» **Exercise goal**: Please transcribe the data that follows without the pictures, keeping every word the same.

=-=-=-=-=

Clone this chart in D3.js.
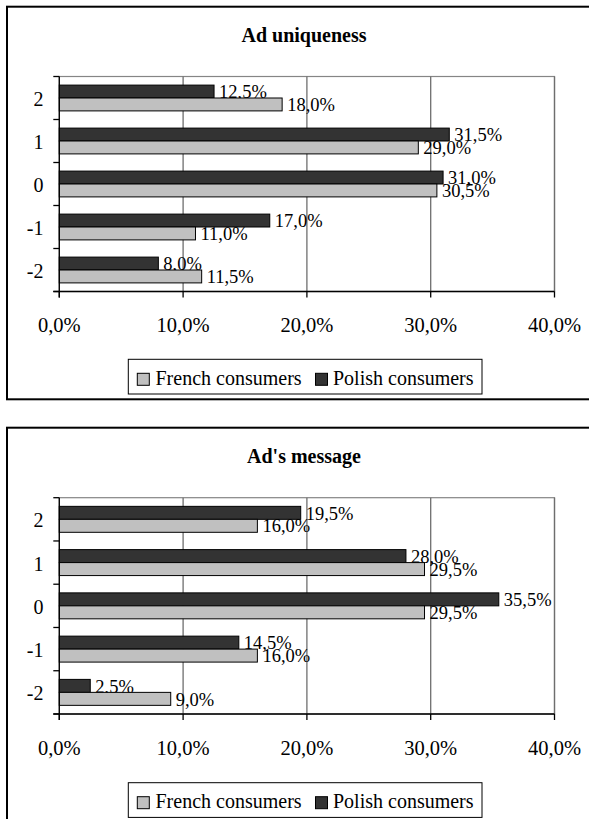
<!DOCTYPE html>
<html>
<head>
<meta charset="utf-8">
<script src="https://cdn.jsdelivr.net/npm/d3@7"></script>
<style>
  body { margin: 0; background: #fff; }
  svg { display: block; }
  text { font-family: "Liberation Serif", "Times New Roman", serif; fill: #000; }
</style>
</head>
<body>
<svg id="c" width="589" height="819"></svg>
<script>
// ---- data ----
const categories = ["2", "1", "0", "-1", "-2"];
const seriesNames = ["French consumers", "Polish consumers"];
const titles = ["Ad uniqueness", "Ad's message"];
const uniquenessFrench = [18.0, 29.0, 30.5, 11.0, 11.5];
const uniquenessPolish = [12.5, 31.5, 31.0, 17.0, 8.0];
const messageFrench = [16.0, 29.5, 29.5, 16.0, 9.0];
const messagePolish = [19.5, 28.0, 35.5, 14.5, 2.5];
const xTicks = [0, 10, 20, 30, 40];

const charts = [
  { title: titles[0], french: uniquenessFrench, polish: uniquenessPolish,
    layout: { boxTop: 6.7, titleBase: 41.7, plotTop: 76.5, plotBottom: 291.5, legendTop: 359.3 } },
  { title: titles[1], french: messageFrench, polish: messagePolish,
    layout: { boxTop: 427.7, titleBase: 463, plotTop: 497.7, plotBottom: 714, legendTop: 782.7 } }
];

const colors = { "French consumers": "#c0c0c0", "Polish consumers": "#333333" };
const fmt = v => d3.format(".1f")(v).replace(".", ",") + "%";

const svg = d3.select("#c");
const plotLeft = 59.3, plotRight = 554.5;

charts.forEach(ch => {
  const L = ch.layout;
  const g = svg.append("g");

  // outer chart box
  g.append("rect")
    .attr("x", 7).attr("y", L.boxTop)
    .attr("width", 600).attr("height", 392.6)
    .attr("fill", "#fff").attr("stroke", "#000").attr("stroke-width", 2);

  // title
  g.append("text")
    .attr("x", 304).attr("y", L.titleBase)
    .attr("text-anchor", "middle")
    .attr("font-size", 20).attr("font-weight", "bold")
    .text(ch.title);

  const x = d3.scaleLinear().domain([0, 40]).range([plotLeft, plotRight]);
  const y = d3.scaleBand().domain(categories).range([L.plotTop, L.plotBottom])
    .paddingInner(0.4).paddingOuter(0.2);
  const ySub = d3.scaleBand().domain(["Polish consumers", "French consumers"])
    .range([0, y.bandwidth()]);

  // plot area border (gray top/right)
  g.append("rect")
    .attr("x", plotLeft).attr("y", L.plotTop)
    .attr("width", plotRight - plotLeft).attr("height", L.plotBottom - L.plotTop)
    .attr("fill", "none").attr("stroke", "#858585").attr("stroke-width", 1.2);

  // gridlines
  g.selectAll(".grid").data(xTicks.slice(1)).enter().append("line")
    .attr("x1", d => x(d)).attr("x2", d => x(d))
    .attr("y1", L.plotTop).attr("y2", L.plotBottom)
    .attr("stroke", "#6e6e6e").attr("stroke-width", 1.3);

  // bars
  const rows = categories.map((c, i) => ({ cat: c, french: ch.french[i], polish: ch.polish[i] }));
  rows.forEach(r => {
    [["Polish consumers", r.polish], ["French consumers", r.french]].forEach(([s, v]) => {
      const yy = y(r.cat) + ySub(s);
      g.append("rect")
        .attr("x", x(0)).attr("y", yy)
        .attr("width", x(v) - x(0)).attr("height", ySub.bandwidth())
        .attr("fill", colors[s]).attr("stroke", "#000").attr("stroke-width", 1);
      g.append("text")
        .attr("x", x(v) + 5).attr("y", yy + ySub.bandwidth() / 2)
        .attr("dy", "0.36em")
        .attr("font-size", 18.5)
        .text(fmt(v));
    });
  });

  // y axis
  const yAxisScale = d3.scaleLinear().domain([0, categories.length]).range([L.plotTop, L.plotBottom]);
  g.append("line")
    .attr("x1", plotLeft).attr("x2", plotLeft)
    .attr("y1", L.plotTop).attr("y2", L.plotBottom + 6)
    .attr("stroke", "#000").attr("stroke-width", 1.3);
  d3.range(categories.length + 1).forEach(i => {
    g.append("line")
      .attr("x1", plotLeft - 6).attr("x2", plotLeft)
      .attr("y1", yAxisScale(i)).attr("y2", yAxisScale(i))
      .attr("stroke", "#000").attr("stroke-width", 1.3);
  });
  g.selectAll(".ylab").data(categories).enter().append("text")
    .attr("x", 43.5).attr("y", d => y(d) + y.bandwidth() / 2 + 8)
    .attr("text-anchor", "end").attr("font-size", 20)
    .text(d => d);

  // x axis
  g.append("line")
    .attr("x1", plotLeft - 6).attr("x2", plotRight)
    .attr("y1", L.plotBottom).attr("y2", L.plotBottom)
    .attr("stroke", "#000").attr("stroke-width", 1.3);
  xTicks.forEach(t => {
    g.append("line")
      .attr("x1", x(t)).attr("x2", x(t))
      .attr("y1", L.plotBottom).attr("y2", L.plotBottom + 6)
      .attr("stroke", "#000").attr("stroke-width", 1.3);
  });
  g.selectAll(".xlab").data(xTicks).enter().append("text")
    .attr("x", d => x(d)).attr("y", L.plotBottom + 40.5)
    .attr("text-anchor", "middle").attr("font-size", 20.5)
    .text(d => fmt(d));

  // legend
  const lg = g.append("g");
  lg.append("rect")
    .attr("x", 128.3).attr("y", L.legendTop)
    .attr("width", 353.7).attr("height", 34.7)
    .attr("fill", "#fff").attr("stroke", "#000").attr("stroke-width", 1);
  const items = [
    { name: seriesNames[0], sx: 137.3, tx: 155.5 },
    { name: seriesNames[1], sx: 315.5, tx: 333 }
  ];
  items.forEach(it => {
    lg.append("rect")
      .attr("x", it.sx).attr("y", L.legendTop + 14)
      .attr("width", 12).attr("height", 12)
      .attr("fill", colors[it.name]).attr("stroke", "#000").attr("stroke-width", 1);
    lg.append("text")
      .attr("x", it.tx).attr("y", L.legendTop + 25.7)
      .attr("font-size", 20)
      .text(it.name);
  });
});
</script>
</body>
</html>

=-=-=-=-=

» **Answer to the exercise**:
Clone this chart in D3.js.
<!DOCTYPE html>
<html>
<head>
<meta charset="utf-8">
<script src="https://cdn.jsdelivr.net/npm/d3@7"></script>
<style>
  body { margin: 0; background: #fff; }
  svg { display: block; }
  text { font-family: "Liberation Serif", "Times New Roman", serif; fill: #000; }
</style>
</head>
<body>
<svg id="c" width="589" height="819"></svg>
<script>
// ---- data ----
const categories = ["2", "1", "0", "-1", "-2"];
const seriesNames = ["French consumers", "Polish consumers"];
const titles = ["Ad uniqueness", "Ad's message"];
const uniquenessFrench = [18.0, 29.0, 30.5, 11.0, 11.5];
const uniquenessPolish = [12.5, 31.5, 31.0, 17.0, 8.0];
const messageFrench = [16.0, 29.5, 29.5, 16.0, 9.0];
const messagePolish = [19.5, 28.0, 35.5, 14.5, 2.5];
const xTicks = [0, 10, 20, 30, 40];

const charts = [
  { title: titles[0], french: uniquenessFrench, polish: uniquenessPolish,
    layout: { boxTop: 6.7, titleBase: 41.7, plotTop: 76.5, plotBottom: 291.5, legendTop: 359.3 } },
  { title: titles[1], french: messageFrench, polish: messagePolish,
    layout: { boxTop: 427.7, titleBase: 463, plotTop: 497.7, plotBottom: 714, legendTop: 782.7 } }
];

const colors = { "French consumers": "#c0c0c0", "Polish consumers": "#333333" };
const fmt = v => d3.format(".1f")(v).replace(".", ",") + "%";

const svg = d3.select("#c");
const plotLeft = 59.3, plotRight = 554.5;

charts.forEach(ch => {
  const L = ch.layout;
  const g = svg.append("g");

  // outer chart box
  g.append("rect")
    .attr("x", 7).attr("y", L.boxTop)
    .attr("width", 600).attr("height", 392.6)
    .attr("fill", "#fff").attr("stroke", "#000").attr("stroke-width", 2);

  // title
  g.append("text")
    .attr("x", 304).attr("y", L.titleBase)
    .attr("text-anchor", "middle")
    .attr("font-size", 20).attr("font-weight", "bold")
    .text(ch.title);

  const x = d3.scaleLinear().domain([0, 40]).range([plotLeft, plotRight]);
  const y = d3.scaleBand().domain(categories).range([L.plotTop, L.plotBottom])
    .paddingInner(0.4).paddingOuter(0.2);
  const ySub = d3.scaleBand().domain(["Polish consumers", "French consumers"])
    .range([0, y.bandwidth()]);

  // plot area border (gray top/right)
  g.append("rect")
    .attr("x", plotLeft).attr("y", L.plotTop)
    .attr("width", plotRight - plotLeft).attr("height", L.plotBottom - L.plotTop)
    .attr("fill", "none").attr("stroke", "#858585").attr("stroke-width", 1.2);

  // gridlines
  g.selectAll(".grid").data(xTicks.slice(1)).enter().append("line")
    .attr("x1", d => x(d)).attr("x2", d => x(d))
    .attr("y1", L.plotTop).attr("y2", L.plotBottom)
    .attr("stroke", "#6e6e6e").attr("stroke-width", 1.3);

  // bars
  const rows = categories.map((c, i) => ({ cat: c, french: ch.french[i], polish: ch.polish[i] }));
  rows.forEach(r => {
    [["Polish consumers", r.polish], ["French consumers", r.french]].forEach(([s, v]) => {
      const yy = y(r.cat) + ySub(s);
      g.append("rect")
        .attr("x", x(0)).attr("y", yy)
        .attr("width", x(v) - x(0)).attr("height", ySub.bandwidth())
        .attr("fill", colors[s]).attr("stroke", "#000").attr("stroke-width", 1);
      g.append("text")
        .attr("x", x(v) + 5).attr("y", yy + ySub.bandwidth() / 2)
        .attr("dy", "0.36em")
        .attr("font-size", 18.5)
        .text(fmt(v));
    });
  });

  // y axis
  const yAxisScale = d3.scaleLinear().domain([0, categories.length]).range([L.plotTop, L.plotBottom]);
  g.append("line")
    .attr("x1", plotLeft).attr("x2", plotLeft)
    .attr("y1", L.plotTop).attr("y2", L.plotBottom + 6)
    .attr("stroke", "#000").attr("stroke-width", 1.3);
  d3.range(categories.length + 1).forEach(i => {
    g.append("line")
      .attr("x1", plotLeft - 6).attr("x2", plotLeft)
      .attr("y1", yAxisScale(i)).attr("y2", yAxisScale(i))
      .attr("stroke", "#000").attr("stroke-width", 1.3);
  });
  g.selectAll(".ylab").data(categories).enter().append("text")
    .attr("x", 43.5).attr("y", d => y(d) + y.bandwidth() / 2 + 8)
    .attr("text-anchor", "end").attr("font-size", 20)
    .text(d => d);

  // x axis
  g.append("line")
    .attr("x1", plotLeft - 6).attr("x2", plotRight)
    .attr("y1", L.plotBottom).attr("y2", L.plotBottom)
    .attr("stroke", "#000").attr("stroke-width", 1.3);
  xTicks.forEach(t => {
    g.append("line")
      .attr("x1", x(t)).attr("x2", x(t))
      .attr("y1", L.plotBottom).attr("y2", L.plotBottom + 6)
      .attr("stroke", "#000").attr("stroke-width", 1.3);
  });
  g.selectAll(".xlab").data(xTicks).enter().append("text")
    .attr("x", d => x(d)).attr("y", L.plotBottom + 40.5)
    .attr("text-anchor", "middle").attr("font-size", 20.5)
    .text(d => fmt(d));

  // legend
  const lg = g.append("g");
  lg.append("rect")
    .attr("x", 128.3).attr("y", L.legendTop)
    .attr("width", 353.7).attr("height", 34.7)
    .attr("fill", "#fff").attr("stroke", "#000").attr("stroke-width", 1);
  const items = [
    { name: seriesNames[0], sx: 137.3, tx: 155.5 },
    { name: seriesNames[1], sx: 315.5, tx: 333 }
  ];
  items.forEach(it => {
    lg.append("rect")
      .attr("x", it.sx).attr("y", L.legendTop + 14)
      .attr("width", 12).attr("height", 12)
      .attr("fill", colors[it.name]).attr("stroke", "#000").attr("stroke-width", 1);
    lg.append("text")
      .attr("x", it.tx).attr("y", L.legendTop + 25.7)
      .attr("font-size", 20)
      .text(it.name);
  });
});
</script>
</body>
</html>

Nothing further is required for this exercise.